Evelyn G. Aleman, LAUSD parent and student advocate, and founder of Our Voice: Communities for Quality Education

“… it’s of vital importance Superintendent Carvalho prioritize the inclusion of the parent and student voice… particularly the voices of Latino immigrant parents who too often feel ignored by the district, even though Latino children comprise 74% of the student population… We ask the superintendent to prioritize the creation of a plan with input from our families, that addresses how schools will respond to future COVID surges and offers improved… online learning…we ask he prioritize access to free readily available mental health resources… prioritize the reclassification of English Language Learners…provide immediate assistance for high school students who… must now transition to either higher education or vocational pathway. Schools cannot continue to offer resources for higher education in the same way they did before the pandemic… Even then, these weren’t enough. We ask for additional college counselors and individualized help… we need a superintendent who will build trust with the Latino community, understand the challenges we face, our values, as well as the dreams we have for our children – and help us make these a reality. This can only happen with true, transparent engagement, communication and collaboration with our families.”

Ana Ponce, Executive Director of Great Public Schools Now

“First, [he should] do a mental health assessment of students to determine where the highest needs are… There may be communities that are in much greater need of mental health support and counselors…, and those communities should be prioritized…(Ponce also recommended Carvalho build relationships with the Los Angeles community through)…an authentic listening tour, listening to the diverse communities that make up LAUSD… … You can set up opportunities for family and community leaders to share their thoughts… Their voices inform the priorities and strategies that he will be implementing.”

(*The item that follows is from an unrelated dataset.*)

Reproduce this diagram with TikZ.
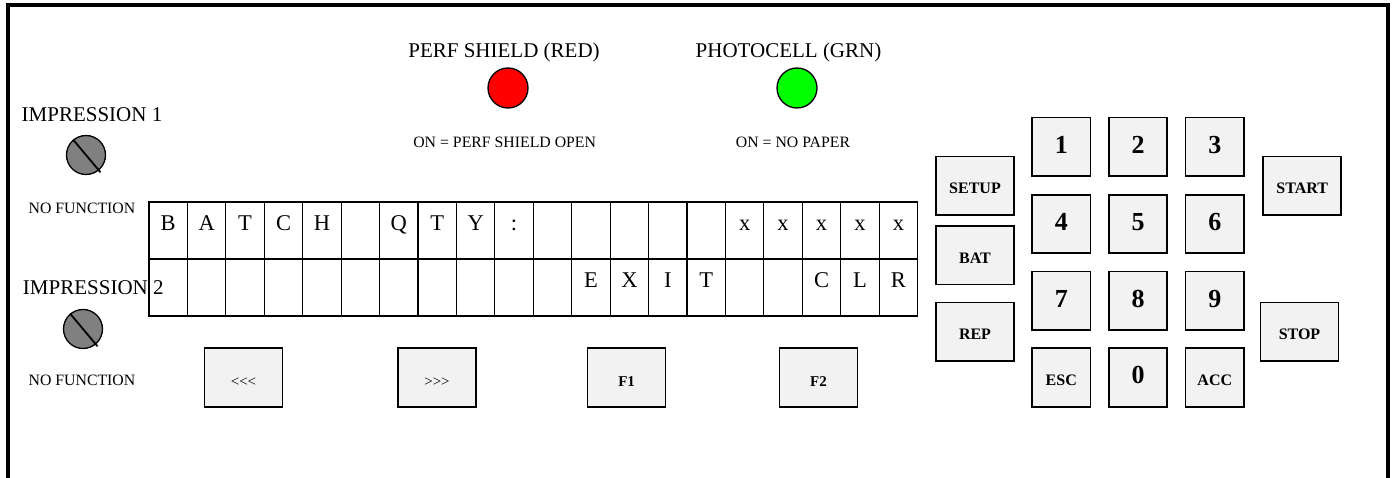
\documentclass[tikz,border=0pt]{standalone}
\usepackage{fontspec}
\setmainfont{Liberation Serif}
\definecolor{key_gray}{RGB}{242, 242, 242}
\definecolor{knob_gray}{RGB}{128, 128, 128}
\definecolor{led_red}{RGB}{255, 0, 0}
\definecolor{led_green}{RGB}{0, 255, 0}
\tikzstyle{cell}=[rectangle,draw=black,line width=1.2pt,inner sep=0pt,
  minimum width=38.43pt,minimum height=57pt,
  font=\fontsize{22.5}{27}\selectfont,text height=8pt,text depth=8pt]
\tikzstyle{key}=[rectangle,draw=black,fill=key_gray,line width=1.6pt,
  inner sep=0pt,minimum width=58.5pt,minimum height=58.5pt]
\tikzstyle{numkey}=[key,font=\fontsize{26}{30}\selectfont\bfseries,
  text height=18pt,text depth=5pt]
\tikzstyle{fnkey}=[key,font=\fontsize{16}{19}\selectfont\bfseries,
  text height=16pt,text depth=0pt]
\tikzstyle{widekey}=[fnkey,minimum width=78pt,minimum height=58.3pt]
\tikzstyle{softkey}=[key,minimum width=78pt,minimum height=58.6pt,
  font=\fontsize{15}{18}\selectfont,text height=18pt,text depth=0pt]
\tikzstyle{led}=[circle,draw=black,line width=1.3pt,inner sep=0pt,minimum size=40pt]
\tikzstyle{knob}=[circle,draw=black,fill=knob_gray,line width=1.3pt,inner sep=0pt,minimum size=39pt]
\tikzstyle{big}=[anchor=base,font=\fontsize{21}{25}\selectfont]
\tikzstyle{small}=[anchor=base,font=\fontsize{15.8}{19}\selectfont]

\begin{document}
\begin{tikzpicture}[x=1pt,y=-1pt]
        \useasboundingbox (0,0) rectangle (1393,478);
        \draw [line width=4pt] (8,478) -- (8,5) -- (1388,5) -- (1388,478);
        % indicator lights
        \node [style=big] (perf) at (504,57.3) {PERF SHIELD (RED)};
        \node [style=big] (photo) at (788.5,57.3) {PHOTOCELL (GRN)};
        \node [style=led,fill=led_red] (red) at (508,88) {};
        \node [style=led,fill=led_green] (green) at (797,88) {};
        \node [style=small] (perfon) at (504.7,147.3) {ON = PERF SHIELD OPEN};
        \node [style=small] (photoon) at (793,147.3) {ON = NO PAPER};
        % display
        \foreach \ch [count=\i from 0] in {B,A,T,C,H,{},Q,T,Y,:,{},{},{},{},{},x,x,x,x,x}
            \node [style=cell] (t\i) at (149+38.43*\i+19.215,230.5) {\ch};
        \foreach \ch [count=\i from 0] in {{},{},{},{},{},{},{},{},{},{},{},E,X,I,T,{},{},C,L,R}
            \node [style=cell] (b\i) at (149+38.43*\i+19.215,287.5) {\ch};
        % impression knobs
        \node [style=big] (imp1) at (92,121.7) {IMPRESSION 1};
        \node [style=knob] (k1) at (86,155) {};
        \draw [line width=1.8pt,shorten >=-2.5pt] (k1.130) to (k1.-50);
        \node [style=small] (nf1) at (82,214) {NO FUNCTION};
        \node [style=big] (imp2) at (93.3,295) {IMPRESSION 2};
        \node [style=knob] (k2) at (83,329) {};
        \draw [line width=1.8pt,shorten >=-2.5pt] (k2.130) to (k2.-50);
        \node [style=small] (nf2) at (82,386) {NO FUNCTION};
        % soft keys
        \node [style=softkey] (left) at (243.5,377.5) {<{}<{}<};
        \node [style=softkey] (right) at (437,377.5) {>{}>{}>};
        \node [style=softkey,font=\fontsize{15}{18}\selectfont\bfseries] (f1) at (626.6,377.5) {F1};
        \node [style=softkey,font=\fontsize{15}{18}\selectfont\bfseries] (f2) at (818.5,377.5) {F2};
        % keypad
        \node [style=widekey] (setup) at (975,185.8) {SETUP};
        \node [style=widekey] (bat) at (975,255.2) {BAT};
        \node [style=widekey] (rep) at (975,331.8) {REP};
        \node [style=numkey] (n1) at (1061.3,146.8) {1};
        \node [style=numkey] (n2) at (1138,146.8) {2};
        \node [style=numkey] (n3) at (1214.8,146.8) {3};
        \node [style=numkey] (n4) at (1061.3,224) {4};
        \node [style=numkey] (n5) at (1138,224) {5};
        \node [style=numkey] (n6) at (1214.8,224) {6};
        \node [style=numkey] (n7) at (1061.3,300.8) {7};
        \node [style=numkey] (n8) at (1138,300.8) {8};
        \node [style=numkey] (n9) at (1214.8,300.8) {9};
        \node [style=fnkey] (esc) at (1061.3,377.5) {ESC};
        \node [style=numkey] (n0) at (1138,377.5) {0};
        \node [style=fnkey] (acc) at (1214.8,377.5) {ACC};
        \node [style=widekey] (start) at (1302.2,185.8) {START};
        \node [style=widekey] (stop) at (1299.5,331.8) {STOP};
    \end{tikzpicture}
\end{document}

Ryan Smith, Chief External Officer, Partnership for Los Angeles Schools and Co-Chair of California’s Closing the Achievement Gap Initiative

Smith hopes Carvalho becomes an “equity champion,” particularly for English learners, Black students, and Latinx students, who, he said, tend to be overlooked: 

I would hope the superintendent will focus on the most in need schools… (and) our students who are historically marginalized within them… I would hope he is a leader firmly dedicated to ensuring all of our students find joy and love and hope in the district…[which] is at an inflection point. Not only are our students and families reeling from the ongoing pandemic, but also from… what’s happened regarding the deaths of unarmed folks at the hands of the police. They’re dealing with food insecurity and housing challenges, as well as a range of social-emotional issues. So we have to think more holistically about how we support the whole child.”

Angelica Solis-Montero, Executive Director of Los Angeles Coalition for Excellent Public Schools

With the relationship between charter and district schools contentious, Solis-Montero believes Carvalho is “uniquely positioned to be a harbinger of change.”

“We’d like the superintendent to prioritize collaboration with our school leaders so that together we may support student learning and uplift bright spots in the LAUSD and charter schools; share best practices; and improve the academic experience for children and their families. We’re enthusiastic about partnering with the superintendent to create student-centered policies that accelerate student learning and promote student health and wellness.”

Destiny Torres is a graduate student at the USC Annenberg School for Communication and Journalism pursuing a master of science degree in journalism. She earned her bachelor’s degree at CSU Dominguez Hills. She is passionate about culture and social justice issues.